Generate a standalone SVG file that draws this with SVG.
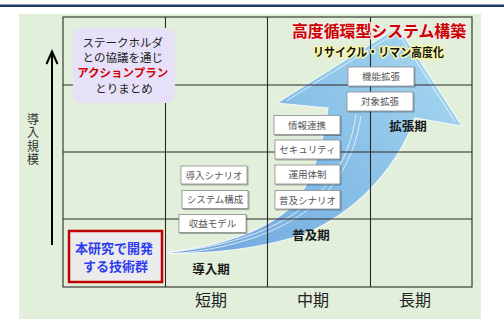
<svg xmlns="http://www.w3.org/2000/svg" width="504" height="324" viewBox="0 0 504 324">
  <defs>
    <linearGradient id="arrowFill" x1="160" y1="250" x2="460" y2="30" gradientUnits="userSpaceOnUse">
      <stop offset="0" stop-color="#6ea3dc"/>
      <stop offset="0.5" stop-color="#86bde6"/>
      <stop offset="1" stop-color="#a9daf1"/>
    </linearGradient>
    <filter id="boxShadow" x="-10%" y="-20%" width="130%" height="160%">
      <feDropShadow dx="1" dy="1" stdDeviation="0.6" flood-color="#000" flood-opacity="0.35"/>
    </filter>
  </defs>
  <style>
    .jp { font-family: "Noto Sans CJK JP", "Noto Sans", sans-serif; }
    .grid { stroke: #2a2a2a; stroke-width: 1.1; fill: none; }
    .tag rect { fill: #ffffff; stroke: #8a8a8a; stroke-width: 0.8; filter: url(#boxShadow); }
    .tag text { font-size: 9.5px; fill: #555; text-anchor: middle; }
    .phase { font-size: 12.5px; font-weight: bold; fill: #1a1a1a; text-anchor: middle; }
    .term { font-size: 16px; fill: #222; text-anchor: middle; }
    .glint { fill: none; stroke: #ffffff; stroke-opacity: 0.8; stroke-width: 0.9; }
    .vlabel { writing-mode: vertical-rl; font-size: 12px; letter-spacing: 1.5px; fill: #333; text-anchor: middle; }
  </style>

  <!-- page frame -->
  <rect x="0" y="0" width="504" height="324" fill="#ffffff"/>
  <rect x="0" y="4.5" width="504" height="2.5" fill="#1f3864"/>
  <rect x="19" y="14" width="462" height="305" fill="#e2efda"/>

  <!-- growth arrow -->
  <g id="growth-arrow">
    <path d="M163,253 C215,247 262,233 290,208 C310,188 322,150 328,108 L277,103 L398,27 L462,126 L415,118 C395,175 345,222 292,238 C250,250 205,254 163,253 Z"
          fill="url(#arrowFill)" stroke="#ffffff" stroke-opacity="0.75" stroke-width="1.2"/>
    <path class="glint" d="M287,100.5 L397.5,32 L455,121.5"/>
    <path class="glint" d="M170,252 C240,246 300,222 330,180 C345,160 352,140 356,115"/>
    <path class="glint" d="M172,254 C244,248 304,225 334,183 C349,163 357,142 361,116"/>
  </g>

  <!-- time / scale grid -->
  <g id="grid">
    <rect class="grid" x="63" y="17" width="409" height="270"/>
    <line class="grid" x1="165.5" y1="17" x2="165.5" y2="287"/>
    <line class="grid" x1="267.5" y1="17" x2="267.5" y2="287"/>
    <line class="grid" x1="370.5" y1="17" x2="370.5" y2="287"/>
    <line class="grid" x1="63" y1="85" x2="472" y2="85"/>
    <line class="grid" x1="63" y1="152" x2="472" y2="152"/>
    <line class="grid" x1="63" y1="219" x2="472" y2="219"/>
  </g>

  <!-- vertical axis -->
  <g id="axis-scale">
    <line x1="52" y1="52" x2="52" y2="245" stroke="#000" stroke-width="2"/>
    <polyline points="46.5,64 52,51.5 57.5,64" fill="none" stroke="#000" stroke-width="2"/>
    <text class="jp vlabel" x="33" y="140">導入規模</text>
  </g>

  <!-- horizontal axis terms -->
  <g id="axis-terms" class="jp">
    <text class="term" x="211" y="306">短期</text>
    <text class="term" x="313" y="306">中期</text>
    <text class="term" x="415" y="306">長期</text>
  </g>

  <!-- phase labels -->
  <g id="phase-labels" class="jp">
    <text class="phase" x="211" y="274">導入期</text>
    <text class="phase" x="311" y="240">普及期</text>
    <text class="phase" x="408" y="131">拡張期</text>
  </g>

  <!-- goal heading -->
  <g id="goal" class="jp">
    <text x="379" y="37" font-size="16" font-weight="bold" fill="#cc0000" text-anchor="middle"
          textLength="174" lengthAdjust="spacingAndGlyphs"
          stroke="#f6eaea" stroke-width="2.5" paint-order="stroke" stroke-linejoin="round">高度循環型システム構築</text>
    <text x="378.5" y="57" font-size="12" font-weight="bold" fill="#111" text-anchor="middle"
          textLength="131" lengthAdjust="spacingAndGlyphs"
          stroke="#fbf7a8" stroke-width="3" paint-order="stroke" stroke-linejoin="round">リサイクル・リマン高度化</text>
  </g>

  <!-- introduction-phase items -->
  <g id="intro-scenario" class="tag jp">
    <rect x="181" y="166" width="66" height="18"/>
    <text x="214" y="178.5">導入シナリオ</text>
  </g>
  <g id="system-config" class="tag jp">
    <rect x="182" y="190.5" width="66" height="18"/>
    <text x="215" y="203">システム構成</text>
  </g>
  <g id="revenue-model" class="tag jp">
    <rect x="179" y="214.5" width="67" height="18"/>
    <text x="212.5" y="227">収益モデル</text>
  </g>

  <!-- diffusion-phase items -->
  <g id="info-link" class="tag jp">
    <rect x="274" y="115.5" width="66" height="19"/>
    <text x="307" y="128.5">情報連携</text>
  </g>
  <g id="security" class="tag jp">
    <rect x="275" y="140" width="65" height="19"/>
    <text x="307.5" y="153">セキュリティ</text>
  </g>
  <g id="operation" class="tag jp">
    <rect x="275" y="165" width="65" height="19"/>
    <text x="307.5" y="178">運用体制</text>
  </g>
  <g id="diffusion-scenario" class="tag jp">
    <rect x="275" y="190.5" width="65" height="18.5"/>
    <text x="307.5" y="203.5">普及シナリオ</text>
  </g>

  <!-- expansion-phase items -->
  <g id="function-ext" class="tag jp">
    <rect x="348" y="67" width="66" height="19"/>
    <text x="381" y="80">機能拡張</text>
  </g>
  <g id="target-ext" class="tag jp">
    <rect x="347" y="92" width="66" height="19"/>
    <text x="380" y="105">対象拡張</text>
  </g>

  <!-- stakeholder note -->
  <g id="stakeholder-note" class="jp">
    <rect x="73" y="28" width="102" height="75" rx="9" fill="#e6e0f8"/>
    <text font-size="11.5" fill="#222" text-anchor="middle">
      <tspan x="124" y="46.5">ステークホルダ</tspan>
      <tspan x="124" y="61.5">との協議を通じ</tspan>
      <tspan x="124" y="77" fill="#d00000" font-weight="bold">アクションプラン</tspan>
      <tspan x="124" y="92.5">とりまとめ</tspan>
    </text>
  </g>

  <!-- developed technologies -->
  <g id="developed-tech" class="jp">
    <rect x="69" y="231" width="93" height="51" fill="#ebebeb" stroke="#c00000" stroke-width="2.5"/>
    <text font-size="13" font-weight="bold" fill="#2f3cf0" text-anchor="middle">
      <tspan x="115.5" y="253">本研究で開発</tspan>
      <tspan x="115.5" y="270.5">する技術群</tspan>
    </text>
  </g>
</svg>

Set exercise: Pictures are excluded; copy all other data exactly as shown.

Task result:
Generate a standalone SVG file that draws this with SVG.
<svg xmlns="http://www.w3.org/2000/svg" width="504" height="324" viewBox="0 0 504 324">
  <defs>
    <linearGradient id="arrowFill" x1="160" y1="250" x2="460" y2="30" gradientUnits="userSpaceOnUse">
      <stop offset="0" stop-color="#6ea3dc"/>
      <stop offset="0.5" stop-color="#86bde6"/>
      <stop offset="1" stop-color="#a9daf1"/>
    </linearGradient>
    <filter id="boxShadow" x="-10%" y="-20%" width="130%" height="160%">
      <feDropShadow dx="1" dy="1" stdDeviation="0.6" flood-color="#000" flood-opacity="0.35"/>
    </filter>
  </defs>
  <style>
    .jp { font-family: "Noto Sans CJK JP", "Noto Sans", sans-serif; }
    .grid { stroke: #2a2a2a; stroke-width: 1.1; fill: none; }
    .tag rect { fill: #ffffff; stroke: #8a8a8a; stroke-width: 0.8; filter: url(#boxShadow); }
    .tag text { font-size: 9.5px; fill: #555; text-anchor: middle; }
    .phase { font-size: 12.5px; font-weight: bold; fill: #1a1a1a; text-anchor: middle; }
    .term { font-size: 16px; fill: #222; text-anchor: middle; }
    .glint { fill: none; stroke: #ffffff; stroke-opacity: 0.8; stroke-width: 0.9; }
    .vlabel { writing-mode: vertical-rl; font-size: 12px; letter-spacing: 1.5px; fill: #333; text-anchor: middle; }
  </style>

  <!-- page frame -->
  <rect x="0" y="0" width="504" height="324" fill="#ffffff"/>
  <rect x="0" y="4.5" width="504" height="2.5" fill="#1f3864"/>
  <rect x="19" y="14" width="462" height="305" fill="#e2efda"/>

  <!-- growth arrow -->
  <g id="growth-arrow">
    <path d="M163,253 C215,247 262,233 290,208 C310,188 322,150 328,108 L277,103 L398,27 L462,126 L415,118 C395,175 345,222 292,238 C250,250 205,254 163,253 Z"
          fill="url(#arrowFill)" stroke="#ffffff" stroke-opacity="0.75" stroke-width="1.2"/>
    <path class="glint" d="M287,100.5 L397.5,32 L455,121.5"/>
    <path class="glint" d="M170,252 C240,246 300,222 330,180 C345,160 352,140 356,115"/>
    <path class="glint" d="M172,254 C244,248 304,225 334,183 C349,163 357,142 361,116"/>
  </g>

  <!-- time / scale grid -->
  <g id="grid">
    <rect class="grid" x="63" y="17" width="409" height="270"/>
    <line class="grid" x1="165.5" y1="17" x2="165.5" y2="287"/>
    <line class="grid" x1="267.5" y1="17" x2="267.5" y2="287"/>
    <line class="grid" x1="370.5" y1="17" x2="370.5" y2="287"/>
    <line class="grid" x1="63" y1="85" x2="472" y2="85"/>
    <line class="grid" x1="63" y1="152" x2="472" y2="152"/>
    <line class="grid" x1="63" y1="219" x2="472" y2="219"/>
  </g>

  <!-- vertical axis -->
  <g id="axis-scale">
    <line x1="52" y1="52" x2="52" y2="245" stroke="#000" stroke-width="2"/>
    <polyline points="46.5,64 52,51.5 57.5,64" fill="none" stroke="#000" stroke-width="2"/>
    <text class="jp vlabel" x="33" y="140">導入規模</text>
  </g>

  <!-- horizontal axis terms -->
  <g id="axis-terms" class="jp">
    <text class="term" x="211" y="306">短期</text>
    <text class="term" x="313" y="306">中期</text>
    <text class="term" x="415" y="306">長期</text>
  </g>

  <!-- phase labels -->
  <g id="phase-labels" class="jp">
    <text class="phase" x="211" y="274">導入期</text>
    <text class="phase" x="311" y="240">普及期</text>
    <text class="phase" x="408" y="131">拡張期</text>
  </g>

  <!-- goal heading -->
  <g id="goal" class="jp">
    <text x="379" y="37" font-size="16" font-weight="bold" fill="#cc0000" text-anchor="middle"
          textLength="174" lengthAdjust="spacingAndGlyphs"
          stroke="#f6eaea" stroke-width="2.5" paint-order="stroke" stroke-linejoin="round">高度循環型システム構築</text>
    <text x="378.5" y="57" font-size="12" font-weight="bold" fill="#111" text-anchor="middle"
          textLength="131" lengthAdjust="spacingAndGlyphs"
          stroke="#fbf7a8" stroke-width="3" paint-order="stroke" stroke-linejoin="round">リサイクル・リマン高度化</text>
  </g>

  <!-- introduction-phase items -->
  <g id="intro-scenario" class="tag jp">
    <rect x="181" y="166" width="66" height="18"/>
    <text x="214" y="178.5">導入シナリオ</text>
  </g>
  <g id="system-config" class="tag jp">
    <rect x="182" y="190.5" width="66" height="18"/>
    <text x="215" y="203">システム構成</text>
  </g>
  <g id="revenue-model" class="tag jp">
    <rect x="179" y="214.5" width="67" height="18"/>
    <text x="212.5" y="227">収益モデル</text>
  </g>

  <!-- diffusion-phase items -->
  <g id="info-link" class="tag jp">
    <rect x="274" y="115.5" width="66" height="19"/>
    <text x="307" y="128.5">情報連携</text>
  </g>
  <g id="security" class="tag jp">
    <rect x="275" y="140" width="65" height="19"/>
    <text x="307.5" y="153">セキュリティ</text>
  </g>
  <g id="operation" class="tag jp">
    <rect x="275" y="165" width="65" height="19"/>
    <text x="307.5" y="178">運用体制</text>
  </g>
  <g id="diffusion-scenario" class="tag jp">
    <rect x="275" y="190.5" width="65" height="18.5"/>
    <text x="307.5" y="203.5">普及シナリオ</text>
  </g>

  <!-- expansion-phase items -->
  <g id="function-ext" class="tag jp">
    <rect x="348" y="67" width="66" height="19"/>
    <text x="381" y="80">機能拡張</text>
  </g>
  <g id="target-ext" class="tag jp">
    <rect x="347" y="92" width="66" height="19"/>
    <text x="380" y="105">対象拡張</text>
  </g>

  <!-- stakeholder note -->
  <g id="stakeholder-note" class="jp">
    <rect x="73" y="28" width="102" height="75" rx="9" fill="#e6e0f8"/>
    <text font-size="11.5" fill="#222" text-anchor="middle">
      <tspan x="124" y="46.5">ステークホルダ</tspan>
      <tspan x="124" y="61.5">との協議を通じ</tspan>
      <tspan x="124" y="77" fill="#d00000" font-weight="bold">アクションプラン</tspan>
      <tspan x="124" y="92.5">とりまとめ</tspan>
    </text>
  </g>

  <!-- developed technologies -->
  <g id="developed-tech" class="jp">
    <rect x="69" y="231" width="93" height="51" fill="#ebebeb" stroke="#c00000" stroke-width="2.5"/>
    <text font-size="13" font-weight="bold" fill="#2f3cf0" text-anchor="middle">
      <tspan x="115.5" y="253">本研究で開発</tspan>
      <tspan x="115.5" y="270.5">する技術群</tspan>
    </text>
  </g>
</svg>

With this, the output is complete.